L’inchiesta francese è stata avviata l’8 luglio scorso (dunque, è relativamente recente) su iniziativa della divisione giudiziaria che si occupa di cybercrime. Le accuse dirette nei confronti di Durov sono quelle di complicità nell’amministrazione di una piattaforma, come Telegram appunto, che permette transazioni illecite e associazioni a delinquere; di rifiuto nell’autorizzare le intercettazioni necessarie alle autorità giudiziarie per poter procedere nei confronti dei responsabili diretti di quei reati. Le altre accuse di complicità riguardano, in realtà, i reati che terze persone hanno commesso attraverso la piattaforma Telegram. Tra questi, si possono sicuramente annoverare: detenzione di immagini di minori di carattere pedopornografico, diffusione e messa a disposizione di queste immagini per gruppi organizzati, acquisto, trasporto e detenzione di sostanze stupefacenti. Inoltre, ci sono la messa a disposizione di un servizio (senza un motivo legittimo) per l’accesso a un sistema automatizzato di dati, la complicità nella frode compiuta da gruppi organizzati, l’associazione a delinquere, l’erogazione di servizi di crittografia finalizzati a garantire le funzioni di sicurezza e riservatezza senza un’adeguata dichiarazione, la fornitura e l’importazione di un mezzo di crittografia che non assicura funzioni di autenticazione o controllo dell’integrità senza dichiarazioni preventive.

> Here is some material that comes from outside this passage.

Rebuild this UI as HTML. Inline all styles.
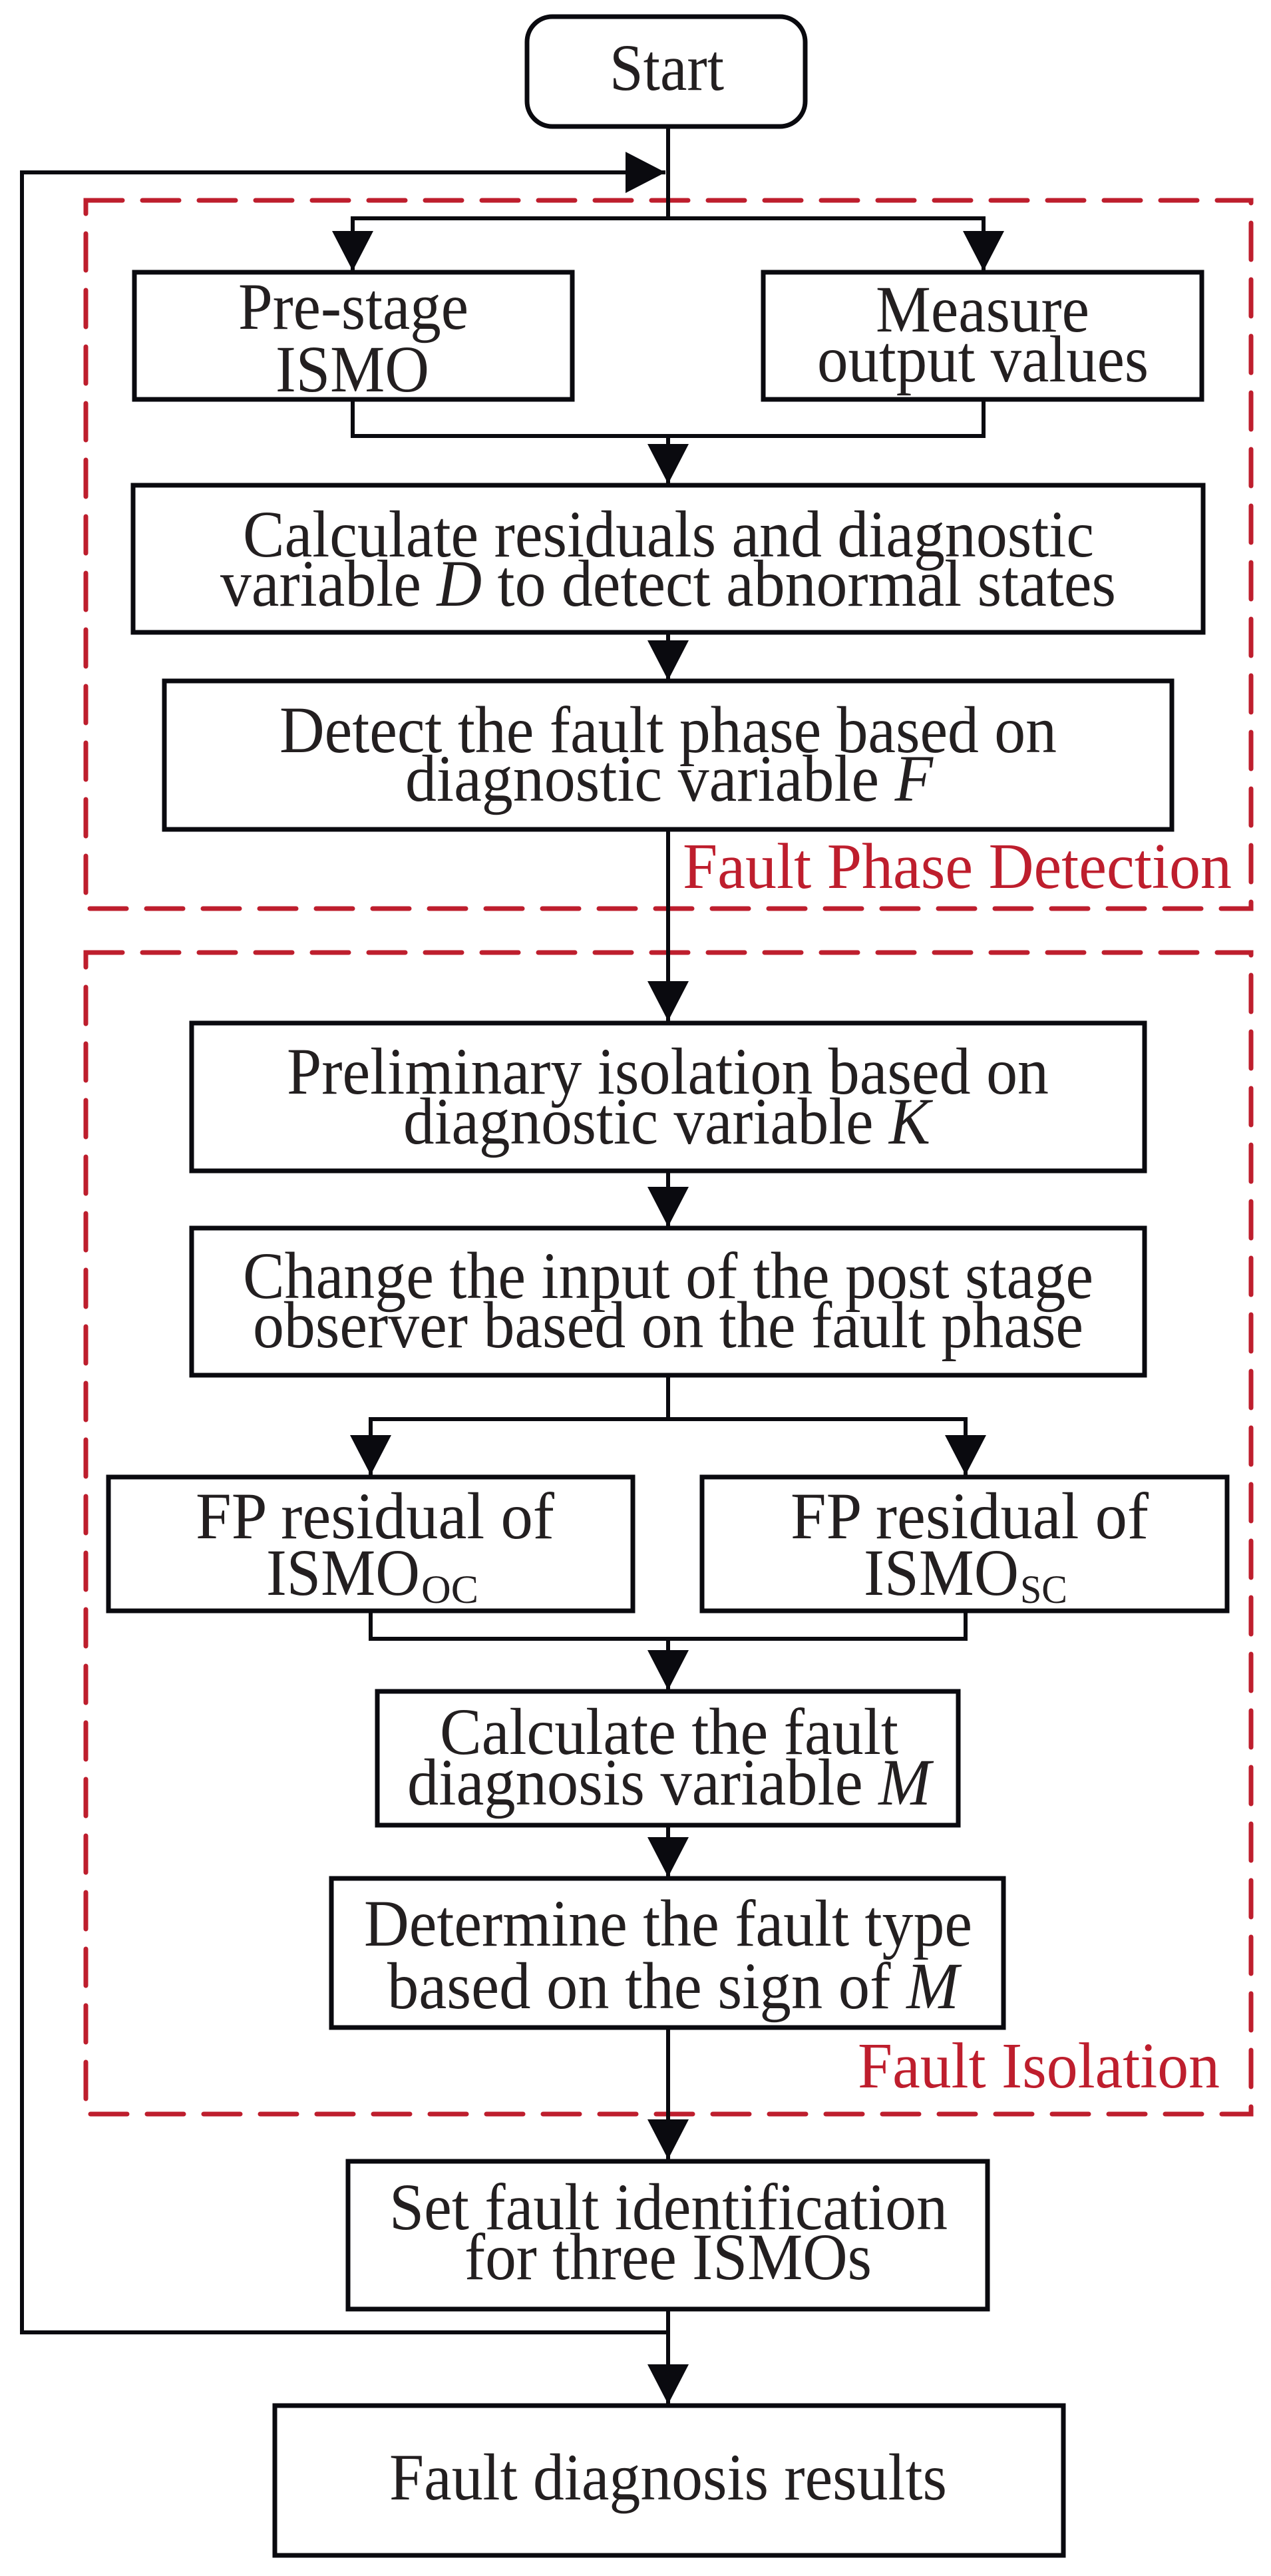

Si tratta, dunque, di accuse che non sono esclusivamente dirette contro Pavel Durov, ma che prevedono una operazione su più vasta scala rispetto ai crimini che possono essere stati commessi o agevolati attraverso Telegram. La sensazione è che sia stato riconosciuto come molto grave, da parte delle autorità francesi, il fatto di non aver messo a disposizione delle autorità giudiziarie i dati su questi delitti a disposizione del board di Telegram. E – come vedremo in un altro passaggio del nostro monografico di oggi – è importante anche la contestazione sul meccanismo della crittografia della piattaforma, non uniforme per tutti gli utenti e – soprattutto – non propriamente inespugnabile come Telegram stesso ha dichiarato nelle sue linee guida.